Não tenho estômago para reler todos os notórios comentários que vi circular por aí. Mas não posso deixar de mencionar um que me chamou atenção. Trata-se do famoso influenciador Garganta, aquele eloquente, persuasivo e especialista em fake news. Suas habilidades retóricas são excepcionais e usadas para manter os animais da Granja Solar sempre alinhados com o bem-estar coletivo e domesticar a democracia.
Garganta foi um dos primeiros mobilizar o ataque à jornalista do Estadão. Depois, fingiu arrependimento e escreveu uma carta de desculpas. Mas com ressalvas, sempre. Pois, alega Garganta, um ardente defensor da democracia imaginada por Major: “Ao Estadão, não deixo qualquer pedido de desculpas e reitero a pergunta: quem financia esse jornaleco da direita?” Achei que faltou um “jornaleco fascista” para o final ser mais apoteótico.
De qualquer maneira, todo esse espetáculo entre governo, imprensa e Garganta me lembrou o finalzinho de A Revolução dos Bichos, de Orwell.

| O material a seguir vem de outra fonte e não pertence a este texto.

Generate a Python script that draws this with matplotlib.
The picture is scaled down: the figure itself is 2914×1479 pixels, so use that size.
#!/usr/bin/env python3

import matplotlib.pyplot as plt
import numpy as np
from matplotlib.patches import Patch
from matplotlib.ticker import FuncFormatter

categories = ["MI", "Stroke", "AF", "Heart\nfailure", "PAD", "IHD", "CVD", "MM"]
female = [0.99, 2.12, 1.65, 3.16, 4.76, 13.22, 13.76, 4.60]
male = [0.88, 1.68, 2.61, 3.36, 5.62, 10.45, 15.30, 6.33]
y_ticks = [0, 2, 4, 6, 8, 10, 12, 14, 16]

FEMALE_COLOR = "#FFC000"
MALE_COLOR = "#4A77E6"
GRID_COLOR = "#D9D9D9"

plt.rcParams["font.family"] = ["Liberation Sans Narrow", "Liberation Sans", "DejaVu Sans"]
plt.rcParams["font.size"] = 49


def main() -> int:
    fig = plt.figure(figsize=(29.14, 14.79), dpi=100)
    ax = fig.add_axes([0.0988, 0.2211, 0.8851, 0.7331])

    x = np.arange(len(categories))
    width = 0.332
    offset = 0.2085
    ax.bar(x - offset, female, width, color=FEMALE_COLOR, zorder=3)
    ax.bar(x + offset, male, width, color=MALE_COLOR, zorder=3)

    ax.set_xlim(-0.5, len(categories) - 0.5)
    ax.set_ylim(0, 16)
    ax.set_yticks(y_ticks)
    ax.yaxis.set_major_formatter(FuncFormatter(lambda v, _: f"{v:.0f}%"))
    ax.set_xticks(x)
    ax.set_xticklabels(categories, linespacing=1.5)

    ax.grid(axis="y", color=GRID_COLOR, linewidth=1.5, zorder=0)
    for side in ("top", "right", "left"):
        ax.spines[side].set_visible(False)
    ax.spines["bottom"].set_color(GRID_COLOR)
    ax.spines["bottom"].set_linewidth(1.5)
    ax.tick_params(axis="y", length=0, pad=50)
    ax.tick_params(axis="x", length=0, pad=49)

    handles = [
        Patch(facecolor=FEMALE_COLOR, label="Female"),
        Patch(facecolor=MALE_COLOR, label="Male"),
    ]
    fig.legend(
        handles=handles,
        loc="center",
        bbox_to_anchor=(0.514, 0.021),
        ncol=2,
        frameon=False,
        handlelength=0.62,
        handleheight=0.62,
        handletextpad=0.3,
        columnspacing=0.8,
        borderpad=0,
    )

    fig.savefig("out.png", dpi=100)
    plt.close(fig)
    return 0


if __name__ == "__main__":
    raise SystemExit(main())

No fim, os porcos se tornam indistinguíveis dos opressores humanos. Jogam cartas, bebem, riem e discutem como parceiros. Na cena, escreve o narrador, “não havia dúvida agora quanto ao que sucedera à fisionomia dos porcos. As criaturas de fora olhavam de um porco para um homem, de um homem para um porco e de um porco para um homem outra vez; mas já se tornara impossível distinguir quem era homem, quem era porco”.